→ **DATA**
------

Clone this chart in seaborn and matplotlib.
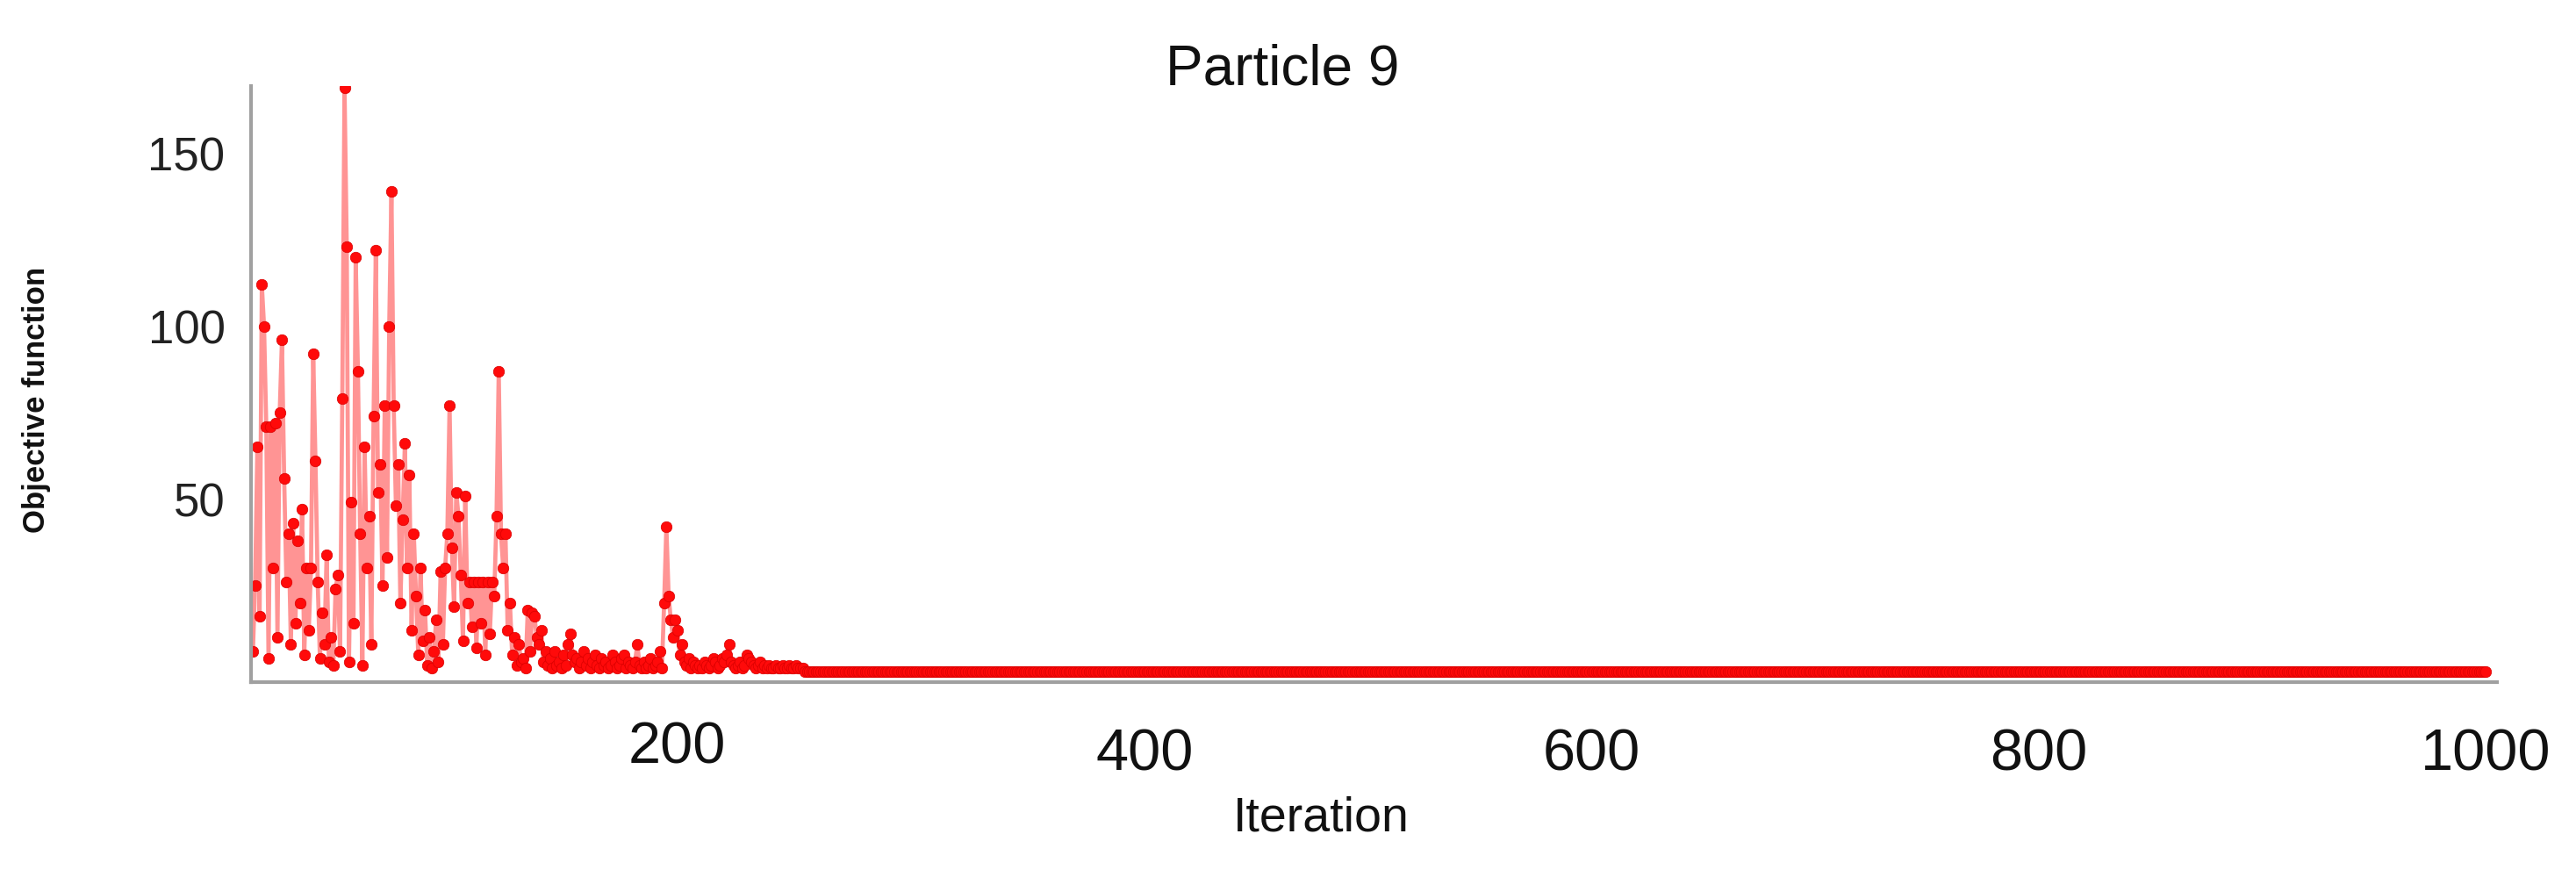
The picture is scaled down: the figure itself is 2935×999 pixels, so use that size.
import numpy as np
import pandas as pd
import matplotlib
matplotlib.use("Agg")
import matplotlib.pyplot as plt
import matplotlib.transforms as mtransforms
import seaborn as sns

# objective value per iteration (iterations 1..250)
early_values = [
    6, 25, 65, 16, 112, 100, 71, 4, 71, 30,
    72, 10, 75, 96, 56, 26, 40, 8, 43, 14,
    38, 20, 47, 5, 30, 12, 30, 92, 61, 26,
    4, 17, 8, 34, 3, 10, 2, 24, 28, 6,
    79, 169, 123, 3, 49, 14, 120, 87, 40, 2,
    65, 30, 45, 8, 74, 122, 52, 60, 25, 77,
    33, 100, 139, 77, 48, 60, 20, 44, 66, 30,
    57, 12, 40, 22, 5, 30, 9, 18, 2, 10,
    1, 6, 15, 3, 29, 8, 30, 40, 77, 36,
    19, 52, 45, 28, 9, 51, 20, 26, 13, 26,
    7, 26, 14, 26, 5, 26, 11, 26, 22, 45,
    87, 40, 30, 40, 12, 20, 5, 10, 2, 8,
    3, 4, 1, 18, 6, 17, 16, 10, 8, 12,
    3, 6, 2, 4, 1, 6, 2, 3, 1, 5,
    2, 8, 11, 5, 3, 4, 1, 3, 6, 2,
    4, 1, 3, 5, 2, 1, 4, 2, 3, 1,
    2, 5, 3, 1, 2, 4, 5, 1, 3, 2,
    1, 3, 8, 2, 1, 3, 1, 2, 4, 1,
    2, 3, 6, 1, 20, 42, 22, 15, 10, 15,
    12, 5, 8, 3, 2, 4, 1, 3, 2, 1,
    2, 1, 3, 2, 1, 2, 4, 3, 1, 2,
    4, 3, 5, 8, 3, 2, 1, 2, 3, 1,
    2, 5, 4, 3, 2, 1, 2, 3, 1, 2,
    1, 2, 1, 1, 2, 1, 1, 2, 1, 1,
    2, 1, 1, 2, 1, 1, 1, 0, 0, 0,
]
# after convergence the value stays at ~0 until iteration 1000
n_iterations = 1000
settled_value = 0.0
settled_values = [settled_value] * (n_iterations - len(early_values))

x_ticks = [200, 400, 600, 800, 1000]
y_ticks = [50, 100, 150]

df = pd.DataFrame({
    "iteration": np.arange(1, n_iterations + 1),
    "objective": early_values + settled_values,
})

sns.set_style("white")
plt.rcParams["font.family"] = ["Liberation Sans", "DejaVu Sans"]

fig = plt.figure(figsize=(29.35, 9.99), dpi=100)
ax = fig.add_axes([0.0973, 0.222, 0.872, 0.680])

sns.lineplot(data=df, x="iteration", y="objective", ax=ax,
             color="#ff9494", linewidth=3.4, marker="o", markersize=9,
             markerfacecolor="#ff0a0a", markeredgecolor="#d80000",
             markeredgewidth=0.5)

ax.set_xlim(0, 1005)
ax.set_ylim(-3, 169.5)
ax.set_xticks(x_ticks)
ax.set_yticks(y_ticks)
ax.set_xticklabels([str(t) for t in x_ticks], fontsize=48, color="#111111")
ax.set_yticklabels([str(t) for t in y_ticks], fontsize=38, color="#222222")
ax.tick_params(axis="x", direction="in", length=14, width=1.2,
               color="#aaaaaa", pad=38)
ax.tick_params(axis="y", direction="in", length=18, width=1.2,
               color="#999999", pad=21)

# the first x label sits a little left and higher in the original
first = ax.get_xticklabels()[0]
first.set_transform(mtransforms.offset_copy(first.get_transform(), fig=fig,
                                            x=-24, y=8, units="dots"))

for side in ["top", "right"]:
    ax.spines[side].set_visible(False)
for side in ["left", "bottom"]:
    ax.spines[side].set_color("#a0a0a0")
    ax.spines[side].set_linewidth(3)

ax.set_xlabel("")
ax.set_ylabel("Objective function", fontsize=25, fontweight="bold",
              color="#111111")
ax.yaxis.set_label_coords(-0.089, 0.474)

fig.text(0.513, 0.067, "Iteration", fontsize=40, ha="center", va="center",
         color="#111111")
fig.text(0.498, 0.92, "Particle 9", fontsize=46, ha="center", va="center",
         color="#111111")

fig.savefig("out.png", dpi=100, facecolor="white")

------

→ **PROBLEM REQUIREMENTS**
Output the data exactly. Pictures don't belong in the result.

→ **SOLUTION**
Clone this chart in seaborn and matplotlib.
The picture is scaled down: the figure itself is 2935×999 pixels, so use that size.
import numpy as np
import pandas as pd
import matplotlib
matplotlib.use("Agg")
import matplotlib.pyplot as plt
import matplotlib.transforms as mtransforms
import seaborn as sns

# objective value per iteration (iterations 1..250)
early_values = [
    6, 25, 65, 16, 112, 100, 71, 4, 71, 30,
    72, 10, 75, 96, 56, 26, 40, 8, 43, 14,
    38, 20, 47, 5, 30, 12, 30, 92, 61, 26,
    4, 17, 8, 34, 3, 10, 2, 24, 28, 6,
    79, 169, 123, 3, 49, 14, 120, 87, 40, 2,
    65, 30, 45, 8, 74, 122, 52, 60, 25, 77,
    33, 100, 139, 77, 48, 60, 20, 44, 66, 30,
    57, 12, 40, 22, 5, 30, 9, 18, 2, 10,
    1, 6, 15, 3, 29, 8, 30, 40, 77, 36,
    19, 52, 45, 28, 9, 51, 20, 26, 13, 26,
    7, 26, 14, 26, 5, 26, 11, 26, 22, 45,
    87, 40, 30, 40, 12, 20, 5, 10, 2, 8,
    3, 4, 1, 18, 6, 17, 16, 10, 8, 12,
    3, 6, 2, 4, 1, 6, 2, 3, 1, 5,
    2, 8, 11, 5, 3, 4, 1, 3, 6, 2,
    4, 1, 3, 5, 2, 1, 4, 2, 3, 1,
    2, 5, 3, 1, 2, 4, 5, 1, 3, 2,
    1, 3, 8, 2, 1, 3, 1, 2, 4, 1,
    2, 3, 6, 1, 20, 42, 22, 15, 10, 15,
    12, 5, 8, 3, 2, 4, 1, 3, 2, 1,
    2, 1, 3, 2, 1, 2, 4, 3, 1, 2,
    4, 3, 5, 8, 3, 2, 1, 2, 3, 1,
    2, 5, 4, 3, 2, 1, 2, 3, 1, 2,
    1, 2, 1, 1, 2, 1, 1, 2, 1, 1,
    2, 1, 1, 2, 1, 1, 1, 0, 0, 0,
]
# after convergence the value stays at ~0 until iteration 1000
n_iterations = 1000
settled_value = 0.0
settled_values = [settled_value] * (n_iterations - len(early_values))

x_ticks = [200, 400, 600, 800, 1000]
y_ticks = [50, 100, 150]

df = pd.DataFrame({
    "iteration": np.arange(1, n_iterations + 1),
    "objective": early_values + settled_values,
})

sns.set_style("white")
plt.rcParams["font.family"] = ["Liberation Sans", "DejaVu Sans"]

fig = plt.figure(figsize=(29.35, 9.99), dpi=100)
ax = fig.add_axes([0.0973, 0.222, 0.872, 0.680])

sns.lineplot(data=df, x="iteration", y="objective", ax=ax,
             color="#ff9494", linewidth=3.4, marker="o", markersize=9,
             markerfacecolor="#ff0a0a", markeredgecolor="#d80000",
             markeredgewidth=0.5)

ax.set_xlim(0, 1005)
ax.set_ylim(-3, 169.5)
ax.set_xticks(x_ticks)
ax.set_yticks(y_ticks)
ax.set_xticklabels([str(t) for t in x_ticks], fontsize=48, color="#111111")
ax.set_yticklabels([str(t) for t in y_ticks], fontsize=38, color="#222222")
ax.tick_params(axis="x", direction="in", length=14, width=1.2,
               color="#aaaaaa", pad=38)
ax.tick_params(axis="y", direction="in", length=18, width=1.2,
               color="#999999", pad=21)

# the first x label sits a little left and higher in the original
first = ax.get_xticklabels()[0]
first.set_transform(mtransforms.offset_copy(first.get_transform(), fig=fig,
                                            x=-24, y=8, units="dots"))

for side in ["top", "right"]:
    ax.spines[side].set_visible(False)
for side in ["left", "bottom"]:
    ax.spines[side].set_color("#a0a0a0")
    ax.spines[side].set_linewidth(3)

ax.set_xlabel("")
ax.set_ylabel("Objective function", fontsize=25, fontweight="bold",
              color="#111111")
ax.yaxis.set_label_coords(-0.089, 0.474)

fig.text(0.513, 0.067, "Iteration", fontsize=40, ha="center", va="center",
         color="#111111")
fig.text(0.498, 0.92, "Particle 9", fontsize=46, ha="center", va="center",
         color="#111111")

fig.savefig("out.png", dpi=100, facecolor="white")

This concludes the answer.